As the workers plant trees this week at the construction site in the southernmost part of Old Town, (S. Washington and Church), anticipation is building in Alexandria for the summer opening of the new Contrabands and Freedmen's Cemetery Memorial.
Last night, at the Beatley Library on Duke Street,
Audrey Davis, Acting Director of the Alexandria Black Museum, and Francine
Bromberg, Acting Director of Alexandria Archaeology, lectured on the history
behind this area, and the making of the memorial. Their presentation was titled “Preserving
Alexandria’s African American Heritage:
The Development of Freedman’s Cemetery Memorial.” (C-SPAN 3 recorded)
General John P. Slough, the Union military governor during the Civil War, established the cemetery in 1864, the final resting place for African-American refugees who, starting in 1862, poured into this part of Northern Virginia from the Confederate South. Historians estimate as many as 20,000 arrived or passed through Alexandria.
As Eric Wills notes (Preservation Magazine, May/June 2011),
"By war's end, approximately half a million formerly enslaved people and other African American freedmen had sought protection behind Union lines. These "contraband," as they became known, usually lived in camps hastily erected almost anywhere the army was stationed. The large number of runaways who flocked to Union lines belies the outdated and racist notion that enslaved African Americans simply waited for emancipation by singing hymns and strumming banjos; rather, they seized almost every chance to pursue their freedom, often risking death, and in so doing, helped make slavery a central issue of the Civil War."
The de-humanizing term “contraband” is controversial, but Davis explained the word is generally accepted because of its historical usage. In 1861, three enslaved humans – Frank Baker, James Townsend, and Sheppard Mallory - escaped their owners and made their way to Fort Monroe, Virginia. Camp Commander, Major General Benjamin Butler, classified them as contraband of war, and thus refused to return them.
Alexandria archaeologists have identified over 1,700 remains. Many are women and children. (See “The Gladwin Record,” published by Wesley Pippenger)
The presentation included discussing the first inhabitants of this patch of land that once overlooked Hunting Creek, when it was as wide as the Capital Beltway is today.

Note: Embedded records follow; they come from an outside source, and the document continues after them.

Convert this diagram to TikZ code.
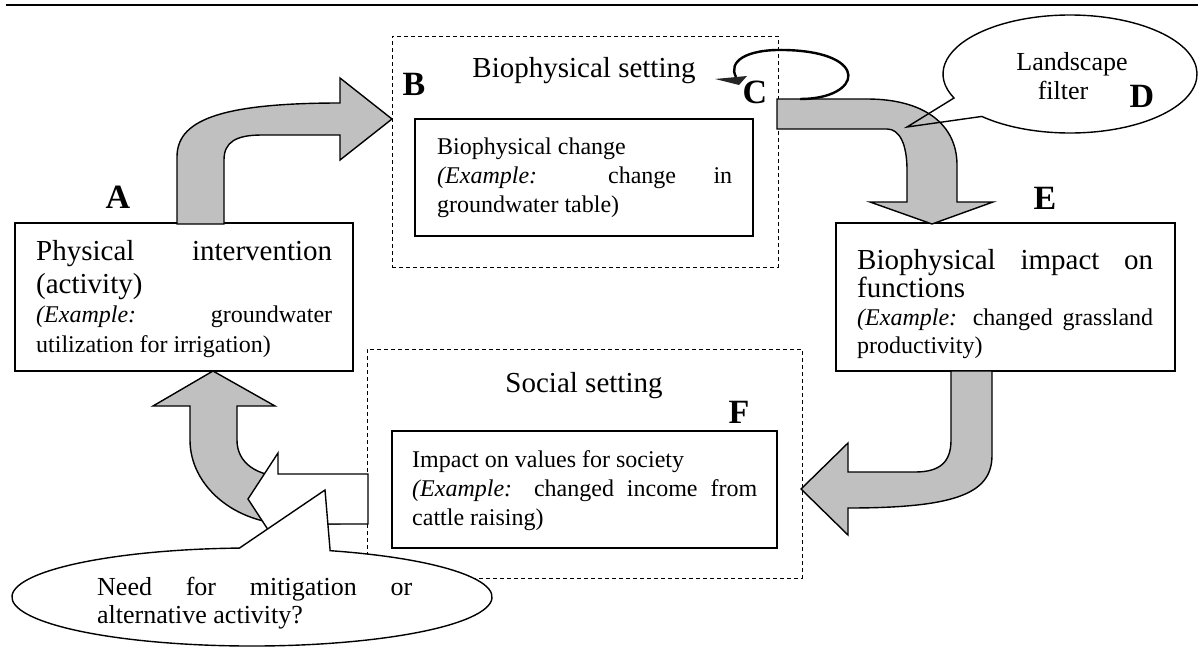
\documentclass[tikz,border=0pt]{standalone}
\usepackage{fontspec}
\setmainfont{Liberation Serif}
\usetikzlibrary{calc}
\definecolor{arrowgray}{HTML}{C0C0C0}
\newcommand\exmp{\textit{(Example:}}
\newcommand\bigtxt{\fontsize{29}{33}\selectfont}
\newcommand\smalltxt{\fontsize{24}{29}\selectfont}
\newcommand\calltxt{\fontsize{26}{28}\selectfont}
\tikzset{
  box/.style={draw, line width=1.1pt, rectangle, inner sep=0pt},
  setting/.style={draw, dash pattern=on 4pt off 3pt, line width=0.9pt, rectangle, inner sep=0pt},
  blockarrow/.style={draw, line width=1.4pt, fill=arrowgray, line join=miter},
  lbl/.style={font=\fontsize{34}{34}\selectfont\bfseries, anchor=base, inner sep=0pt},
  body/.style={anchor=base west, inner sep=0pt},
  title/.style={font=\bigtxt, anchor=base, inner sep=0pt},
}
\begin{document}
\begin{tikzpicture}[x=1pt,y=-1pt]
\useasboundingbox (0,0) rectangle (1198,648);

% rule across the top
\draw[line width=1.6pt] (6,5) -- (1198,5);

% settings and boxes
\node[setting, minimum width=386pt, minimum height=231pt] (setB) at (585,151.5) {};
\node[setting, minimum width=435pt, minimum height=229pt] (setF) at (584.5,463.5) {};
\node[box, minimum width=338pt, minimum height=148pt] (boxA) at (184,297) {};
\node[box, minimum width=338pt, minimum height=117pt] (boxB) at (584,177.5) {};
\node[box, minimum width=339pt, minimum height=148pt] (boxE) at (1005.5,297) {};
\node[box, minimum width=385pt, minimum height=117pt] (boxF) at (584.5,489.5) {};

% block arrows
% A -> B
\draw[blockarrow] (177,224) -- (177,157) .. controls (177,122) and (215,103) .. (340,103)
  -- (340,78) -- (392,119) -- (340,160) -- (340,135) -- (262,135)
  .. controls (236,135) and (224,142) .. (224,160) -- (224,224) -- cycle;
% C -> E
\draw[blockarrow] (777,99) -- (867,99) .. controls (925,99) and (957,125) .. (957,165)
  -- (957,202) -- (993,202) -- (932,224) -- (870,202) -- (907,202) -- (907,170)
  .. controls (907,145) and (900,129) .. (887,129) -- (777,129) -- cycle;
% E -> F
\draw[blockarrow] (951,371) -- (992,371) -- (992,455) .. controls (992,492) and (960,508) .. (848,508)
  -- (848,535) -- (801,489) -- (848,443) -- (848,472) -- (915,472)
  .. controls (940,472) and (951,462) .. (951,440) -- cycle;
% F -> A
\draw[blockarrow] (213,371) -- (275,406) -- (237,406) -- (237,440)
  .. controls (237,462) and (255,477) .. (290,477) -- (340,477) -- (340,524) -- (290,524)
  .. controls (235,524) and (190,486) .. (190,440) -- (190,406) -- (153,406) -- cycle;

% feedback loop at C
\coordinate (loopstart) at (800,99);
\coordinate (loopend) at (736,77);
\draw[line width=2.4pt] (loopstart) .. controls (862,99) and (872,52) .. (785,50)
  .. controls (745,49) and (728,62) .. (loopend);
\fill[black!85] (715,79) -- (747,76) -- (739,85) -- cycle;

% white arrow leaving the social setting
\draw[line width=1.4pt, fill=white] (368,474) -- (278,474) -- (278,453) -- (248,499)
  -- (278,545) -- (278,524) -- (368,524) -- cycle;

% callout D
\coordinate (cd) at (1070,74);
\coordinate (tipD) at (907,127);
\draw[line width=1.4pt] (tipD) -- ($(cd)+(134:127 and 59)$)
  arc[start angle=134, end angle=-204, x radius=127, y radius=59] -- cycle;

% callout for mitigation
\coordinate (cm) at (252,597);
\coordinate (tipM) at (325,490);
\draw[line width=1.4pt, fill=white] (tipM) -- ($(cm)+(-71:240 and 49)$)
  arc[start angle=-71, end angle=267, x radius=240, y radius=49] -- cycle;

% titles
\node[title] (tB) at (584,77) {Biophysical setting};
\node[title] (tF) at (584,392) {Social setting};

% letters
\node[lbl] (lA) at (118,208) {A};
\node[lbl] (lB) at (414,95) {B};
\node[lbl] (lC) at (755,103) {C};
\node[lbl] (lD) at (1142,107) {D};
\node[lbl] (lE) at (1045,209) {E};
\node[lbl] (lF) at (739,423) {F};

% box texts
\node[body] (txtA) at (36,260) {\begin{minipage}[t]{296pt}\parskip=0pt
  \bigtxt\makebox[296pt][s]{Physical intervention}\par
  (activity)\par
  \fontsize{24}{29.5}\selectfont\makebox[296pt][s]{\exmp{} groundwater}\par
  utilization for irrigation)\end{minipage}};

\node[body] (txtB) at (437,154) {\begin{minipage}[t]{295pt}\parskip=0pt
  \smalltxt Biophysical change\par
  \makebox[295pt][s]{\exmp{} change in}\par
  groundwater table)\end{minipage}};

\node[body] (txtE) at (857,269) {\begin{minipage}[t]{296pt}\parskip=0pt
  \fontsize{29}{28}\selectfont\makebox[296pt][s]{Biophysical impact on}\par
  functions\par
  \fontsize{24}{28}\selectfont\makebox[296pt][s]{\exmp{} changed grassland}\par
  productivity)\end{minipage}};

\node[body] (txtF) at (412,467) {\begin{minipage}[t]{345pt}\parskip=0pt
  \smalltxt Impact on values for society\par
  \makebox[345pt][s]{\exmp{} changed income from}\par
  cattle raising)\end{minipage}};

\node[body] (txtM) at (97,595) {\begin{minipage}[t]{315pt}\parskip=0pt
  \calltxt\makebox[315pt][s]{Need for mitigation or}\par
  alternative activity?\end{minipage}};

\node[font=\calltxt, anchor=base, inner sep=0pt] (tD1) at (1072,70) {Landscape};
\node[font=\calltxt, anchor=base, inner sep=0pt] (tD2) at (1063,99) {filter};
\end{tikzpicture}
\end{document}
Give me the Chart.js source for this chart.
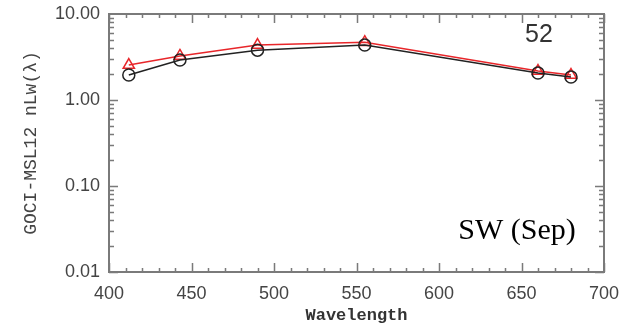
<!DOCTYPE html>
<html><head><meta charset="utf-8">
<script src="https://cdn.jsdelivr.net/npm/chart.js@4"></script>
<style>html,body{margin:0;padding:0;background:#fff}#wrap{width:621px;height:326px}</style>
</head><body><div id="wrap"><canvas id="c" width="621" height="326"></canvas></div>
<script>
// Normalized water-leaving radiance spectra (station 52, SW region, September)
const wavelengths = [412, 443, 490, 555, 660, 680];
const gociValues  = [1.95, 2.92, 3.80, 4.36, 2.06, 1.85];
const msl12Values = [2.55, 3.25, 4.36, 4.70, 2.17, 1.95];
const xTickValues = [400, 450, 500, 550, 600, 650, 700];
const yTickValues = [0.01, 0.1, 1, 10];
const stationLabel = '52';
const regionLabel = 'SW (Sep)';

// Frame with inward IDL-style tick marks on all four sides, plus text annotations
const framePlugin = {
  id: 'frame',
  afterDraw(chart) {
    const {ctx, chartArea: a, scales: {x, y}} = chart;
    ctx.save();
    ctx.strokeStyle = '#7a7a7a';
    ctx.lineWidth = 1.5;
    ctx.beginPath();
    for (let v = 400; v <= 700; v += 10) {
      const px = Math.round(x.getPixelForValue(v)) + 0.5;
      const len = v % 50 === 0 ? 9 : 4;
      ctx.moveTo(px, a.bottom); ctx.lineTo(px, a.bottom - len);
      ctx.moveTo(px, a.top); ctx.lineTo(px, a.top + len);
    }
    for (const d of [0.01, 0.1, 1]) {
      for (let m = 1; m <= 9; m++) {
        const py = Math.round(y.getPixelForValue(m * d)) + 0.5;
        const len = m === 1 ? 9 : 5;
        ctx.moveTo(a.left, py); ctx.lineTo(a.left + len, py);
        ctx.moveTo(a.right, py); ctx.lineTo(a.right - len, py);
      }
    }
    ctx.stroke();
    ctx.lineWidth = 2;
    ctx.strokeRect(a.left, a.top, a.right - a.left, a.bottom - a.top);

    ctx.fillStyle = '#333';
    ctx.textAlign = 'center';
    ctx.textBaseline = 'middle';
    ctx.font = '25px "Liberation Sans", Arial, sans-serif';
    ctx.fillText(stationLabel, 539, 35);
    ctx.fillStyle = '#000';
    ctx.textBaseline = 'alphabetic';
    ctx.font = '30px "Liberation Serif", "Times New Roman", serif';
    ctx.fillText(regionLabel, 517, 239);
    ctx.restore();
  }
};

const noOverflow = s => { s.paddingTop = 0; s.paddingBottom = 0; s.paddingLeft = 0; s.paddingRight = 0; };

new Chart(document.getElementById('c'), {
  type: 'line',
  data: {
    datasets: [
      {
        label: 'GOCI',
        data: wavelengths.map((w, i) => ({x: w, y: gociValues[i]})),
        borderColor: '#222',
        backgroundColor: 'rgba(0,0,0,0)',
        borderWidth: 1.5,
        pointStyle: 'circle',
        pointRadius: 6,
        pointBorderWidth: 1.5,
        pointBorderColor: '#222',
        tension: 0
      },
      {
        label: 'MSL12',
        data: wavelengths.map((w, i) => ({x: w, y: msl12Values[i]})),
        borderColor: '#e8262a',
        backgroundColor: 'rgba(0,0,0,0)',
        borderWidth: 1.5,
        pointStyle: 'triangle',
        pointRadius: 6.5,
        pointBorderWidth: 1.5,
        pointBorderColor: '#e8262a',
        tension: 0
      }
    ]
  },
  options: {
    responsive: false,
    animation: false,
    devicePixelRatio: 1,
    layout: {padding: {top: 14, right: 17, left: 0, bottom: 0}},
    plugins: {legend: {display: false}, tooltip: {enabled: false}},
    scales: {
      x: {
        type: 'linear',
        min: 400, max: 700,
        afterFit(s) { s.height = 54; noOverflow(s); },
        afterBuildTicks(s) { s.ticks = xTickValues.map(v => ({value: v})); },
        grid: {display: false, drawTicks: false},
        border: {display: false},
        ticks: {
          padding: 11,
          color: '#444',
          font: {family: '"Liberation Sans", Arial, sans-serif', size: 18},
          callback: v => String(v)
        },
        title: {
          display: true,
          text: 'Wavelength',
          color: '#333',
          padding: {top: 0, bottom: 0},
          font: {family: '"Liberation Mono", "Courier New", monospace', size: 17, weight: 'bold'}
        }
      },
      y: {
        type: 'logarithmic',
        min: 0.01, max: 10,
        afterFit(s) { s.width = 109; noOverflow(s); },
        afterBuildTicks(s) { s.ticks = yTickValues.map(v => ({value: v})); },
        grid: {display: false, drawTicks: false},
        border: {display: false},
        ticks: {
          padding: 9,
          color: '#444',
          font: {family: '"Liberation Sans", Arial, sans-serif', size: 18},
          callback: v => Number(v).toFixed(2)
        },
        title: {
          display: true,
          text: 'GOCI-MSL12 nLw(λ)',
          color: '#444',
          padding: {top: 20, bottom: 0},
          font: {family: '"Liberation Mono", "Courier New", monospace', size: 18}
        }
      }
    }
  },
  plugins: [framePlugin]
});
</script>
</body></html>
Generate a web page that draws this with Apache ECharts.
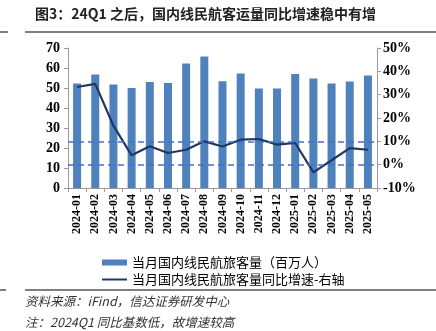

Native Americans called the heights home, where they made tools out of cobblestones. In fact, the oldest artifact ever found in the city was buried at this site, a tool that dates back to 10,000 B.C.
The graveyard was long neglected after the turn of the 19th Century. Davis and Bromberg’s impressive slide show included an article from The Washington Post that noted “graves are washing out of the cemetery.”
In 1955 a gas station was built on the site. By then, few remembered what lay underneath. In 1987, City Historian T. Michael Miller came across a reference to the cemetery while sifting through the Alexandria Gazette.
Several years later, Lillie Finklea and Louisa Massoud banded together an effort to have the site memorialized. The gas station was demolished (under the watchful eye of Alexandria Archaeology), and ground broken for the memorial.
The audience of about 50 was shown updated renderings and images. Sculptor Joanna Blake, who lives in Prince George’s County, has created a bas-relief work that will be a part of the memorial park.
A "Wall of Remembrance" will show the names of the souls
that have been identified from the Gladwin Record. Interpretive markers will document the stories. Flat stones will mark the known burial sites. Alexandria
resident Char Bah has identified descendants, whose names will also be
incorporated. An iron fence
made to look like the original picket fence will line the southern border, which lies above
the Capital Beltway.
A big thank you goes out to Davis and Bromberg for their stellar presentation, and to all the folks who made this memorial park happen.
The event last night concluded with a quote from Harriet Jacobs. Author of "Incidents in the Life of a Slave Girl," she traveled to Alexandria during the war to help the refugees. Jacobs was a one-person Red Cross, establishing a school, raising funds and awareness, and giving an inspiring speech at L’Ouverture Hospital, which was located near Duke Street.
I can’t remember the passage but I found something Jacobs wrote in 1864 (Letter from Teachers of the Freedmen, Harriet A. Jacobs and Louisa Jacobs, National Anti-Slavery Standard, 16 April 1864).
When we went round visiting the homes of these people, we found much to commend them for. Many of them showed marks of industry, neatness, and natural refinement. In others, chaos reigned supreme. There was nothing about them to indicate the presence of a wifely wife or a motherly mother. They bore abundant marks of the half-barbarous, miserable condition of Slavery, from which the inmates had lately come. It made me sad to see their shiftlessness and discomfort; but I was hopeful for the future. The consciousness of working for themselves, and of having a character to gain, will inspire them with energy and enterprise, and a higher civilization will gradually come.